New Train Departure And Arrival RSS Feeds
I've updated my train arrival and departure RSS feeds as livedepartureboards.co.uk have changed their page to XHTML strict.
The script relies on screen-scraping, so the change broke the original script. It's welcome to see they are using strict XHTML. I should really rewrite the entire script to use XML parsing now, but I'm lazy, and all that needs changing are a few regular expressions in the original script for it to work.
An example of the feed is shown below in my FeedReader.
Here is the full updated Perl code.
#!/usr/bin/perl -w
## Script to convert train departures from livedepartureboards.co.uk
## into RSS feeds.
## Takes the parameter "stationcode", as defined on the page nationalrail.co.uk
## page - http://www.nationalrail.co.uk/frameset.asp?location=ldb
##
## Changed from the original to understand their lovely new XHTML site.
##
## Robert Price - www.robertprice.co.uk - 7 December 2004
use strict;
use CGI;
use HTTP::Request;
use LWP::UserAgent;
use XML::RSS;
## Take the stationcode parameter, else default to COL (Colchester)
my $CGI = new CGI;
my $stationcode = $CGI->param('stationcode') || 'COL';
## The URL we have to screen scrape for the information.
my $url = 'http://www.livedepartureboards.co.uk/ldb/summary.aspx?T=' . $stationcode;
## Create our new browser, and pretend to be IE.
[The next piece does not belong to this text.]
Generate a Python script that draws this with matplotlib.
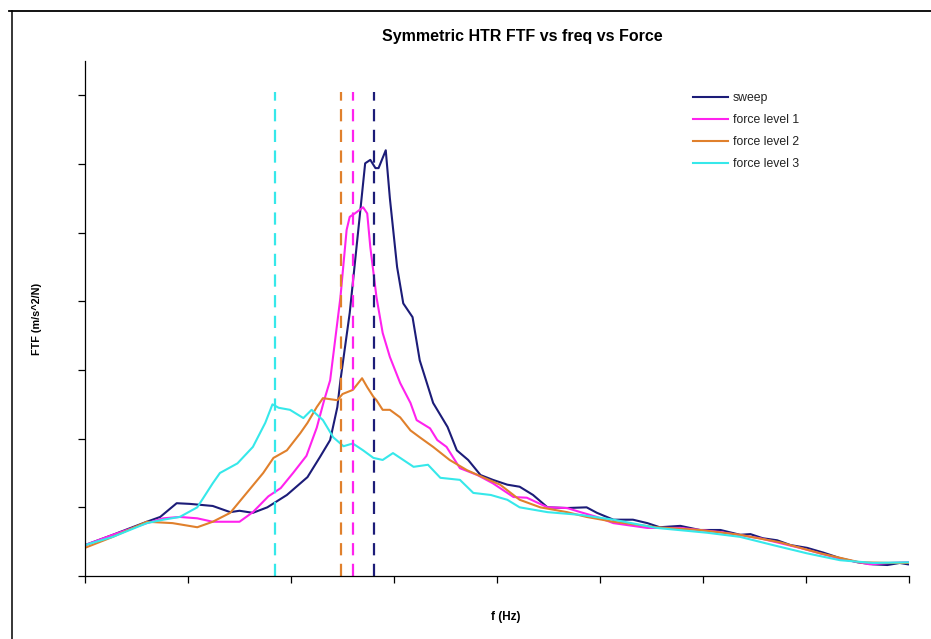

my $ua = LWP::UserAgent->new;
$ua->agent("Mozilla/4.0 (compatible; MSIE 6.0; Windows NT 5.1)");
## Get the data from the livedeartureboards.co.uk website.
my $req = HTTP::Request->new(GET => $url);
$req->header('Accept' => 'text/html');
my $res = $ua->request($req);
if ($res->is_success) {
my $page = $res->content;
## Get the station name and when the board was last updated.
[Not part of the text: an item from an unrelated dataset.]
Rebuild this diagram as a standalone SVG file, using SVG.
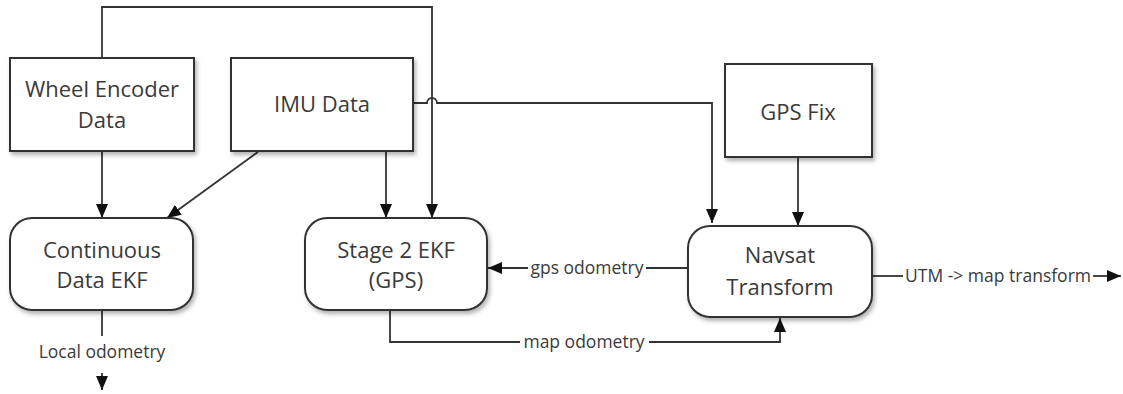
<svg xmlns="http://www.w3.org/2000/svg" width="1123" height="394" viewBox="0 0 1123 394">
<style>
.box{fill:#fff;stroke:#333;stroke-width:2;filter:url(#sh)}
.t{font-family:"Open Sans","Noto Sans",sans-serif;font-size:22px;fill:#3a3a3a;text-anchor:middle}
.l{font-family:"Open Sans","Noto Sans",sans-serif;font-size:17.5px;fill:#3a3a3a;text-anchor:middle}
.c{fill:none;stroke:#333;stroke-width:1.8}
</style>
<defs>
<filter id="sh" x="-10%" y="-10%" width="125%" height="130%">
<feDropShadow dx="2" dy="3" stdDeviation="2" flood-color="#000" flood-opacity="0.3"/>
</filter>
<marker id="ah2" viewBox="0 0 14 12" refX="14" refY="6" markerWidth="14" markerHeight="12" orient="auto" markerUnits="userSpaceOnUse">
<path d="M0,0 L14,6 L0,12 z" fill="#111"/>
</marker>
</defs>
<g id="connectors">
<path class="c" marker-end="url(#ah2)" d="M102,58 V7 H432 V218"/>
<path class="c" marker-end="url(#ah2)" d="M102,151 V218"/>
<path class="c" marker-end="url(#ah2)" d="M258,152 L167,218"/>
<path class="c" marker-end="url(#ah2)" d="M386,151 V218"/>
<path class="c" marker-end="url(#ah2)" d="M413,103 H427 A5,5 0 0 1 437,103 H712 V223"/>
<path class="c" marker-end="url(#ah2)" d="M798,157 V226"/>
<path class="c" d="M102,310 V336"/>
<path class="c" marker-end="url(#ah2)" d="M102,373 V390"/>
<text class="l" x="102" y="358">Local odometry</text>
<path class="c" d="M688,268 H646"/>
<path class="c" marker-end="url(#ah2)" d="M528,268 H488"/>
<text class="l" x="587" y="274">gps odometry</text>
<path class="c" d="M390,310 V342 H520"/>
<path class="c" marker-end="url(#ah2)" d="M649,342 H780 V318"/>
<text class="l" x="584" y="348">map odometry</text>
<path class="c" d="M872,276 H903"/>
<path class="c" marker-end="url(#ah2)" d="M1093,276 H1121"/>
<text class="l" x="998" y="282">UTM -&gt; map transform</text>
</g>
<g id="wheel">
<rect class="box" x="10" y="58" width="184" height="93"/>
<text class="t" x="102" y="97">Wheel Encoder</text>
<text class="t" x="102" y="128">Data</text>
</g>
<g id="imu">
<rect class="box" x="231" y="58" width="182" height="93"/>
<text class="t" x="322" y="112">IMU Data</text>
</g>
<g id="gpsfix">
<rect class="box" x="725" y="64" width="147" height="93"/>
<text class="t" x="798" y="120">GPS Fix</text>
</g>
<g id="continuous">
<rect class="box" x="10" y="218" width="183" height="92" rx="22" ry="22"/>
<text class="t" x="102" y="258">Continuous</text>
<text class="t" x="102" y="288">Data EKF</text>
</g>
<g id="stage2">
<rect class="box" x="305" y="218" width="182" height="92" rx="22" ry="22"/>
<text class="t" x="396" y="258">Stage 2 EKF</text>
<text class="t" x="396" y="288">(GPS)</text>
</g>
<g id="navsat">
<rect class="box" x="688" y="226" width="184" height="91" rx="22" ry="22"/>
<text class="t" x="780" y="263">Navsat</text>
<text class="t" x="780" y="295">Transform</text>
</g>
</svg>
my ($updated) = ($page =~ m[Last updated: (.*?)</td>]sg);
my ($station_name) = ($page =~ m[<h1>Train Times for (.*?)</h1>]sg);
## Create our RSS data, update every 10 minutes.
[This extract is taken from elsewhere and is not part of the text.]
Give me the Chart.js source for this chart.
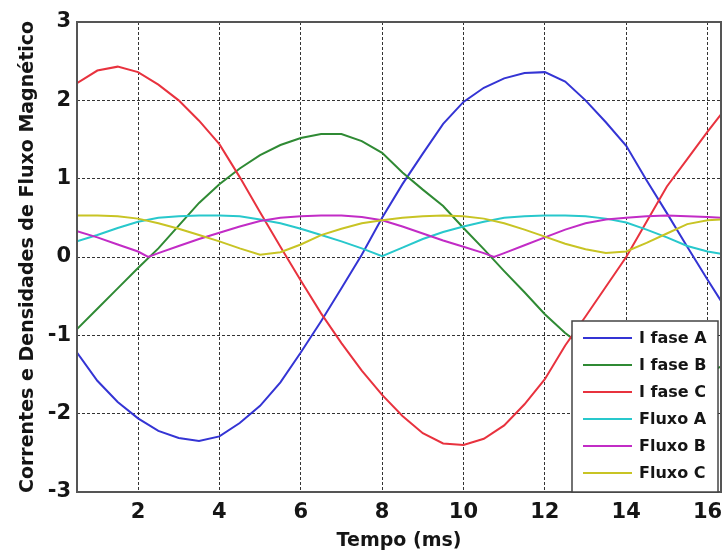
<!DOCTYPE html>
<html><head><meta charset="utf-8">
<script src="https://cdn.jsdelivr.net/npm/chart.js@4.4.0/dist/chart.umd.min.js"></script>
<style>html,body{margin:0;padding:0;background:#fff;} #wrap{width:725px;height:559px;}</style>
</head><body><div id="wrap"><canvas id="c" width="725" height="559"></canvas></div>
<script>
// Time axis (ms)
const tempo = [0.5,1,1.5,2,2.5,3,3.5,4,4.5,5,5.5,6,6.5,7,7.5,8,8.5,9,9.5,10,10.5,11,11.5,12,12.5,13,13.5,14,14.5,15,15.5,16,16.33];
const tempoFluxoB = [0.5,1,1.5,2,2.25,2.5,3,3.5,4,4.5,5,5.5,6,6.5,7,7.5,8,8.5,9,9.5,10,10.5,10.75,11,11.5,12,12.5,13,13.5,14,14.5,15,15.5,16,16.33];

const iFaseA = [-1.22,-1.58,-1.85,-2.06,-2.22,-2.31,-2.35,-2.29,-2.12,-1.9,-1.6,-1.22,-0.82,-0.4,0.03,0.5,0.93,1.32,1.7,1.98,2.16,2.28,2.35,2.36,2.24,2.0,1.72,1.42,0.98,0.56,0.13,-0.29,-0.56];
const iFaseB = [-0.92,-0.66,-0.4,-0.14,0.11,0.4,0.69,0.93,1.13,1.3,1.43,1.52,1.57,1.57,1.48,1.33,1.08,0.86,0.65,0.37,0.1,-0.18,-0.45,-0.73,-0.97,-1.17,-1.35,-1.47,-1.55,-1.58,-1.55,-1.47,-1.4];
const iFaseC = [2.22,2.38,2.43,2.36,2.2,2.0,1.74,1.44,1.02,0.57,0.13,-0.3,-0.72,-1.1,-1.45,-1.76,-2.03,-2.25,-2.38,-2.4,-2.32,-2.15,-1.88,-1.56,-1.13,-0.76,-0.38,0.0,0.45,0.9,1.25,1.6,1.82];
const fluxoA = [0.2,0.28,0.37,0.45,0.5,0.52,0.53,0.53,0.52,0.48,0.43,0.36,0.28,0.2,0.11,0.01,0.12,0.23,0.32,0.39,0.45,0.5,0.52,0.53,0.53,0.52,0.49,0.44,0.35,0.25,0.14,0.07,0.04];
const fluxoB = [0.33,0.25,0.16,0.07,0.0,0.05,0.14,0.23,0.31,0.39,0.46,0.5,0.52,0.53,0.53,0.51,0.47,0.39,0.3,0.21,0.13,0.05,0.0,0.05,0.15,0.25,0.35,0.43,0.48,0.5,0.52,0.53,0.52,0.51,0.5];
const fluxoC = [0.53,0.53,0.52,0.49,0.43,0.36,0.28,0.2,0.11,0.03,0.06,0.16,0.28,0.36,0.43,0.47,0.5,0.52,0.53,0.52,0.49,0.43,0.35,0.26,0.17,0.1,0.05,0.07,0.18,0.3,0.42,0.47,0.48];

const xTicks = [2,4,6,8,10,12,14,16];
const yTicks = [-3,-2,-1,0,1,2,3];
const seriesLabels = ['I fase A','I fase B','I fase C','Fluxo A','Fluxo B','Fluxo C'];
const seriesColors = ['#3434d4','#2f8a34','#e8323e','#28c8cc','#c22cc6','#c8c424'];

const pts = (xs, ys) => xs.map((x, i) => ({x: x, y: ys[i]}));
const seriesData = [pts(tempo,iFaseA), pts(tempo,iFaseB), pts(tempo,iFaseC), pts(tempo,fluxoA), pts(tempoFluxoB,fluxoB), pts(tempo,fluxoC)];

const FONT = "'DejaVu Sans', sans-serif";

const boxPlugin = {
  id: 'boxLegend',
  afterDatasetsDraw(chart) {
    const {ctx, chartArea: a} = chart;
    ctx.save();
    ctx.strokeStyle = '#555'; ctx.lineWidth = 2;
    ctx.strokeRect(a.left, a.top, a.right - a.left, a.bottom - a.top);
    const w = 146, h = 171;
    const x0 = a.right - 3 - w, y0 = a.bottom - h;
    ctx.fillStyle = '#fff'; ctx.fillRect(x0, y0, w, h);
    ctx.strokeStyle = '#444'; ctx.lineWidth = 1.5; ctx.strokeRect(x0, y0, w, h);
    ctx.font = 'bold 16px ' + FONT; ctx.textBaseline = 'middle'; ctx.textAlign = 'left';
    chart.data.datasets.forEach((ds, i) => {
      const y = y0 + 17 + i * 27;
      ctx.strokeStyle = ds.borderColor; ctx.lineWidth = 2;
      ctx.beginPath(); ctx.moveTo(x0 + 11, y); ctx.lineTo(x0 + 60, y); ctx.stroke();
      ctx.fillStyle = '#151515';
      ctx.fillText(ds.label, x0 + 67, y + 1);
    });
    ctx.restore();
  }
};

const noPad = s => { s.paddingLeft = 0; s.paddingRight = 0; s.paddingTop = 0; s.paddingBottom = 0; };

new Chart(document.getElementById('c'), {
  type: 'line',
  data: {
    datasets: seriesLabels.map((lab, i) => ({
      label: lab, data: seriesData[i], borderColor: seriesColors[i],
      backgroundColor: seriesColors[i], borderWidth: 2, pointRadius: 0,
      tension: 0, fill: false, order: seriesLabels.length - i
    }))
  },
  options: {
    responsive: false, animation: false,
    layout: { padding: { top: 22, right: 4, left: 0, bottom: 0 } },
    plugins: { legend: { display: false }, tooltip: { enabled: false } },
    scales: {
      x: {
        type: 'linear', min: 0.5, max: 16.33,
        afterBuildTicks: s => { s.ticks = xTicks.map(v => ({value: v})); },
        afterFit: s => { s.height = 67; noPad(s); },
        grid: { color: '#333', lineWidth: 1, drawTicks: false },
        border: { display: false, dash: [3, 2] },
        ticks: { font: { family: FONT, size: 21, weight: 'bold' }, color: '#151515', padding: 8, maxRotation: 0, autoSkip: false },
        title: { display: true, text: 'Tempo (ms)', font: { family: FONT, size: 19, weight: 'bold' }, color: '#151515', padding: { top: 0, bottom: 7 } }
      },
      y: {
        type: 'linear', min: -3, max: 3,
        afterBuildTicks: s => { s.ticks = yTicks.map(v => ({value: v})); },
        afterFit: s => { s.width = 77; noPad(s); },
        grid: { color: '#333', lineWidth: 1, drawTicks: false },
        border: { display: false, dash: [3, 2] },
        ticks: { font: { family: FONT, size: 21, weight: 'bold' }, color: '#151515', padding: 6 },
        title: { display: true, text: 'Correntes e Densidades de Fluxo Magnético', font: { family: FONT, size: 19, weight: 'bold' }, color: '#151515', padding: { top: 17, bottom: 0 } }
      }
    }
  },
  plugins: [boxPlugin]
});
</script>
</body></html>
my $rss = new XML::RSS (version => '1.0');
$rss->channel(
title => $station_name . ' Train Departures',
link => 'http://www.nationalrail.co.uk/',
description => 'Train times from ' . $station_name,
syn => {
updatePeriod => 'hourly',
updateFrequency => '6'
},
);
## Monster regex to extract the data.
while ($page =~ m[<tr.*?>\r\n<td><a href="(.*?)">(.*?)</a></td>\r\n<td.*?>(.*?)</td>\r\n<td.*?>(.*?)</td>\r\n<td.*?><a href=".*?">(.*?)</a></td>\r\n<td.*?>(.*?)</td>\r\n<td.*?>(.*?)</td>\r\n<td.*?><a href=".*?">(.*?)</a></td>\r\n</tr>]sg) {
## Build a hash to store the information in.
my $train = {
'link' => 'http://www.livedepartureboards.co.uk/ldb/' . $1,
'from' => $2,
'timetabled_arrival' => $3,
'expected_arrival' => $4,
'to' => $5,
'timetabled_departure' => $6,
'expected_departure' => $7,
'operator' => $8
};
## Add the train departure to the RSS feed.
$rss->add_item(
title => ($train->{'timetabled_departure'} ? $train->{'timetabled_departure'} . ' to ' : '') . $train->{'to'} . ($train->{'expected_departure'} ? ( ' (' . $train->{'expected_departure'} . ')' ) : ''),
link => $train->{'link'},
description =>
"From: " . $train->{'from'} . ",\n" .
"Timetabled Arrival: " . $train->{'timetabled_arrival'} . ",\n" .
"Expected Arrival: " . $train->{'expected_arrival'} . ",\n" .
"To: " . $train->{'to'} . ",\n" .
"Timetabled Departure: " . $train->{'timetabled_departure'} . ",\n" .
"Expected Departure: " . $train->{'expected_departure'} . ",\n" .
"Operator: " . $train->{'operator'} . "\n",
);
}
## Return the RSS feed, ensuring we have the correct MIME type.
print "Content-type: application/rdf+xml\n\n";
print $rss->as_string;
}
Just install it as a CGI script on your webserver, and point your RSS reader at it. You'll need to add your station code as the stationcode parameter, codes can be found on the National Rail website's station code page.